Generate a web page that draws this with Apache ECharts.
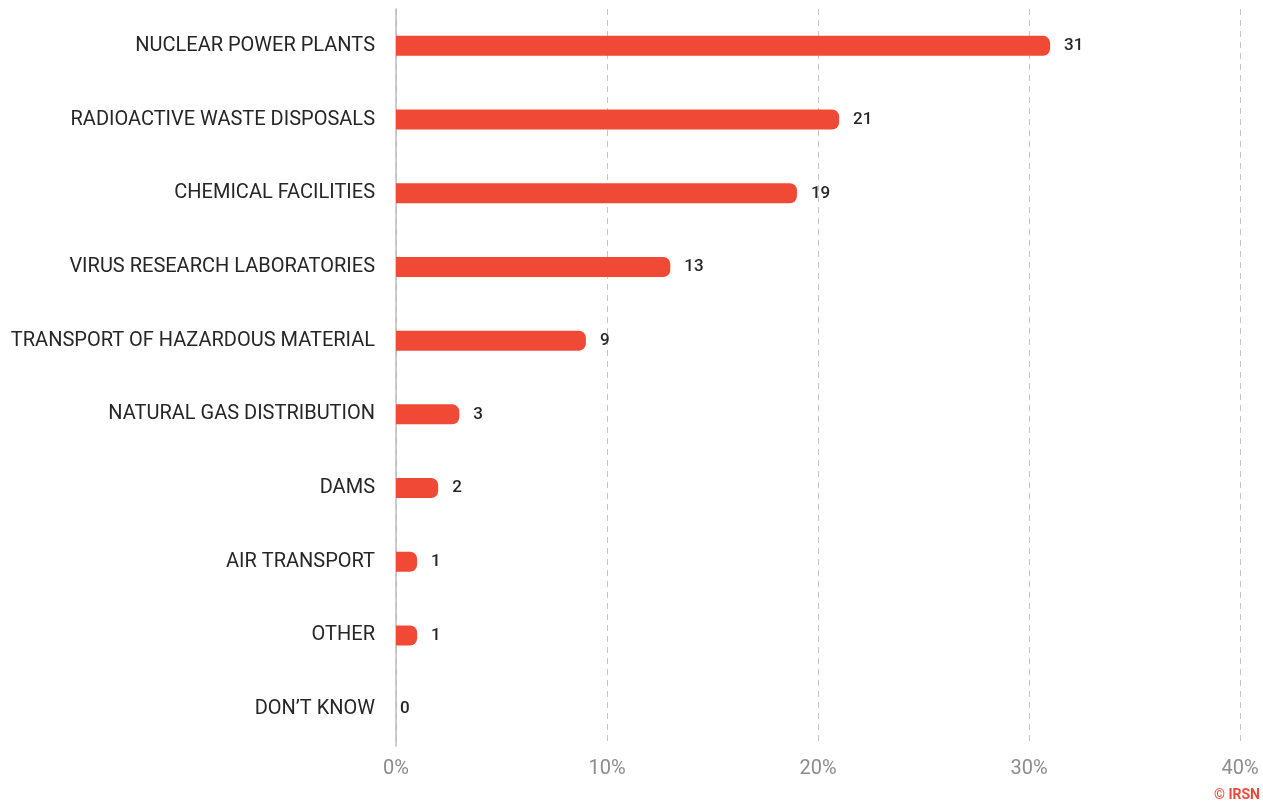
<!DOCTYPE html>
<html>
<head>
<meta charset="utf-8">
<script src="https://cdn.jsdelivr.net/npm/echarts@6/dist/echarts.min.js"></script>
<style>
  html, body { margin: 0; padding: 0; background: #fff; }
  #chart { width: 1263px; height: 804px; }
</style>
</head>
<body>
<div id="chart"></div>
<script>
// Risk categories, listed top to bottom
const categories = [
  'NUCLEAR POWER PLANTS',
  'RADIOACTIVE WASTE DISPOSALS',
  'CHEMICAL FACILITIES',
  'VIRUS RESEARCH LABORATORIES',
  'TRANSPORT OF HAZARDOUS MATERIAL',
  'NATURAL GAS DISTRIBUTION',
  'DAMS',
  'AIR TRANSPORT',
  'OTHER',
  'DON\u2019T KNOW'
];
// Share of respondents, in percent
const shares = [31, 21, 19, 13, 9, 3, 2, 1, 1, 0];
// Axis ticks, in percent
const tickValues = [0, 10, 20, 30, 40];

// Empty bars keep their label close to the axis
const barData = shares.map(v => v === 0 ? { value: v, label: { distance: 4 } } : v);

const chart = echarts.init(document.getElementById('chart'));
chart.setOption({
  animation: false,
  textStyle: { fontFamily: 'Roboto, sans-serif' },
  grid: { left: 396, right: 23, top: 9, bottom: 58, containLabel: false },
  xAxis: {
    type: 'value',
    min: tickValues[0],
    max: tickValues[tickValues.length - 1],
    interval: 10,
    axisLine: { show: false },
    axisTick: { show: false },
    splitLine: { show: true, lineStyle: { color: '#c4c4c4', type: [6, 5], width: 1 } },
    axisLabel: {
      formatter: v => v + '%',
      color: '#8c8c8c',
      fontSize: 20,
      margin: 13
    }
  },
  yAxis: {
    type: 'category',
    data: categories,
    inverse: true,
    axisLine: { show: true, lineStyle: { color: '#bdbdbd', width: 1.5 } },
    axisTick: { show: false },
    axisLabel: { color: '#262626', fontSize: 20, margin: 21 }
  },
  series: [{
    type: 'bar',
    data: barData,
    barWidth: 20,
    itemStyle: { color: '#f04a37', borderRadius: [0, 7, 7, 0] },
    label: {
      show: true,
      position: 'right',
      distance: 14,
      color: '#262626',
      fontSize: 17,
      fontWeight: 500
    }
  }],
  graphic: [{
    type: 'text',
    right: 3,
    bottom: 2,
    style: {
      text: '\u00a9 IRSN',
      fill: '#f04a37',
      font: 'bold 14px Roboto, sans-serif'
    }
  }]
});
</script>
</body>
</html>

=== EXERCISE PROMPT ===
In the copy, include no pictures; restate the listing above exactly.

=== FULL OUTPUT ===
Generate a web page that draws this with Apache ECharts.
<!DOCTYPE html>
<html>
<head>
<meta charset="utf-8">
<script src="https://cdn.jsdelivr.net/npm/echarts@6/dist/echarts.min.js"></script>
<style>
  html, body { margin: 0; padding: 0; background: #fff; }
  #chart { width: 1263px; height: 804px; }
</style>
</head>
<body>
<div id="chart"></div>
<script>
// Risk categories, listed top to bottom
const categories = [
  'NUCLEAR POWER PLANTS',
  'RADIOACTIVE WASTE DISPOSALS',
  'CHEMICAL FACILITIES',
  'VIRUS RESEARCH LABORATORIES',
  'TRANSPORT OF HAZARDOUS MATERIAL',
  'NATURAL GAS DISTRIBUTION',
  'DAMS',
  'AIR TRANSPORT',
  'OTHER',
  'DON\u2019T KNOW'
];
// Share of respondents, in percent
const shares = [31, 21, 19, 13, 9, 3, 2, 1, 1, 0];
// Axis ticks, in percent
const tickValues = [0, 10, 20, 30, 40];

// Empty bars keep their label close to the axis
const barData = shares.map(v => v === 0 ? { value: v, label: { distance: 4 } } : v);

const chart = echarts.init(document.getElementById('chart'));
chart.setOption({
  animation: false,
  textStyle: { fontFamily: 'Roboto, sans-serif' },
  grid: { left: 396, right: 23, top: 9, bottom: 58, containLabel: false },
  xAxis: {
    type: 'value',
    min: tickValues[0],
    max: tickValues[tickValues.length - 1],
    interval: 10,
    axisLine: { show: false },
    axisTick: { show: false },
    splitLine: { show: true, lineStyle: { color: '#c4c4c4', type: [6, 5], width: 1 } },
    axisLabel: {
      formatter: v => v + '%',
      color: '#8c8c8c',
      fontSize: 20,
      margin: 13
    }
  },
  yAxis: {
    type: 'category',
    data: categories,
    inverse: true,
    axisLine: { show: true, lineStyle: { color: '#bdbdbd', width: 1.5 } },
    axisTick: { show: false },
    axisLabel: { color: '#262626', fontSize: 20, margin: 21 }
  },
  series: [{
    type: 'bar',
    data: barData,
    barWidth: 20,
    itemStyle: { color: '#f04a37', borderRadius: [0, 7, 7, 0] },
    label: {
      show: true,
      position: 'right',
      distance: 14,
      color: '#262626',
      fontSize: 17,
      fontWeight: 500
    }
  }],
  graphic: [{
    type: 'text',
    right: 3,
    bottom: 2,
    style: {
      text: '\u00a9 IRSN',
      fill: '#f04a37',
      font: 'bold 14px Roboto, sans-serif'
    }
  }]
});
</script>
</body>
</html>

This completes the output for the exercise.